___ Material for this task

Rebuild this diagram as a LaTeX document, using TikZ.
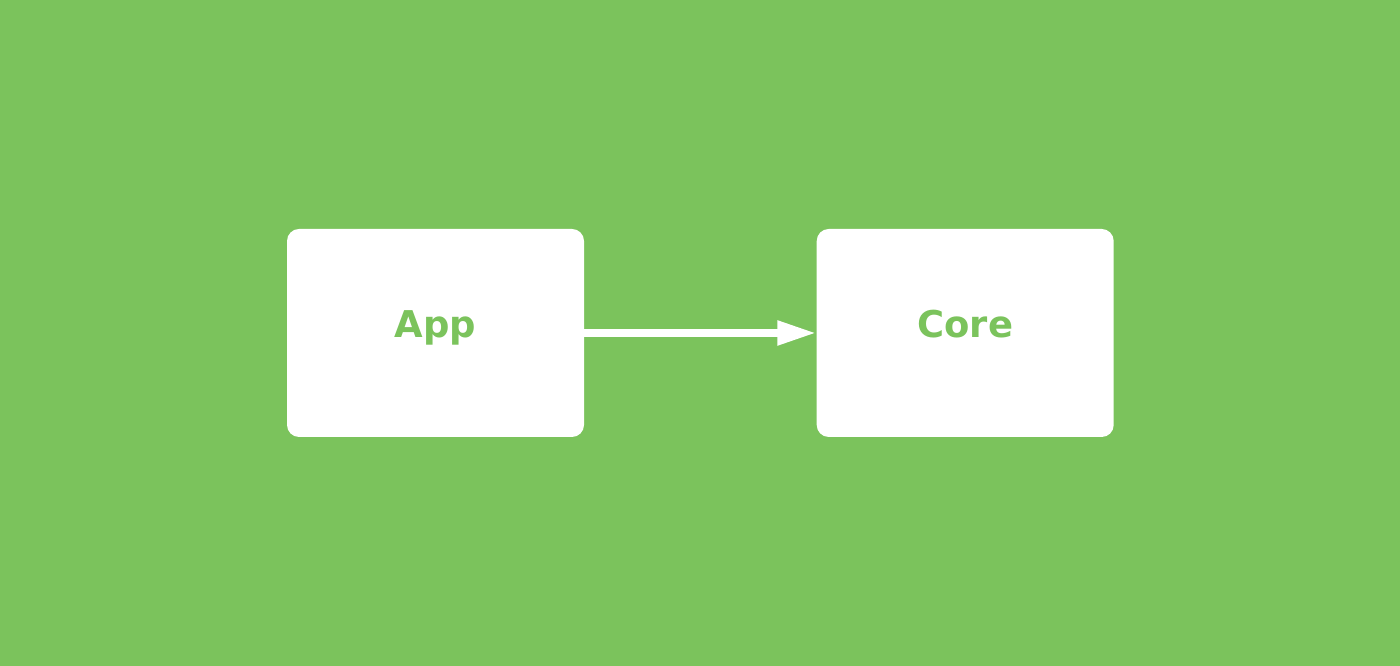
\documentclass[tikz,border=0pt]{standalone}
\usepackage{fontspec}
\setmainfont{DejaVu Sans}
\usetikzlibrary{positioning}
\usetikzlibrary{arrows.meta}
\definecolor{leaf}{RGB}{123,195,92}
\tikzstyle{every node}=[font=\fontsize{21}{25}\selectfont\bfseries]

\begin{document}
\begin{tikzpicture}
		\tikzstyle{box} = [fill=white, rounded corners=0.24cm, minimum width=5.94cm, minimum height=4.16cm, text=leaf, inner sep=0pt, text height=0.2cm, text depth=0pt]
		\tikzstyle{arrow} = [white, line width=0.16cm, -{Triangle[length=0.78cm, width=0.46cm]}]
		
		\fill[leaf] (0,0) rectangle (28,13.32);
		\useasboundingbox (0,0) rectangle (28,13.32);
		
		\node[box] (app) at (8.71,6.66) {App};
		\node[box, right=4.64cm of app] (core) {Core};
		
		\draw[arrow] (app) -- (core);
		
	\end{tikzpicture}
\end{document}
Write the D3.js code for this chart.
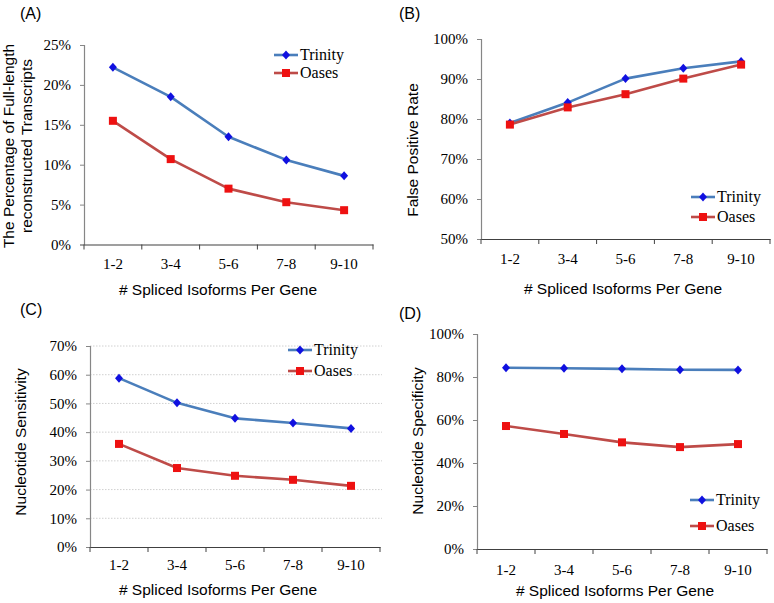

______

Reproduce the entries above word for word. Pictures stay out.

Rebuild this diagram as a LaTeX document, using TikZ.
\documentclass[tikz,border=0pt]{standalone}
\usepackage{fontspec}
\setmainfont{DejaVu Sans}
\usetikzlibrary{positioning}
\usetikzlibrary{arrows.meta}
\definecolor{leaf}{RGB}{123,195,92}
\tikzstyle{every node}=[font=\fontsize{21}{25}\selectfont\bfseries]

\begin{document}
\begin{tikzpicture}
		\tikzstyle{box} = [fill=white, rounded corners=0.24cm, minimum width=5.94cm, minimum height=4.16cm, text=leaf, inner sep=0pt, text height=0.2cm, text depth=0pt]
		\tikzstyle{arrow} = [white, line width=0.16cm, -{Triangle[length=0.78cm, width=0.46cm]}]
		
		\fill[leaf] (0,0) rectangle (28,13.32);
		\useasboundingbox (0,0) rectangle (28,13.32);
		
		\node[box] (app) at (8.71,6.66) {App};
		\node[box, right=4.64cm of app] (core) {Core};
		
		\draw[arrow] (app) -- (core);
		
	\end{tikzpicture}
\end{document}
Write the D3.js code for this chart.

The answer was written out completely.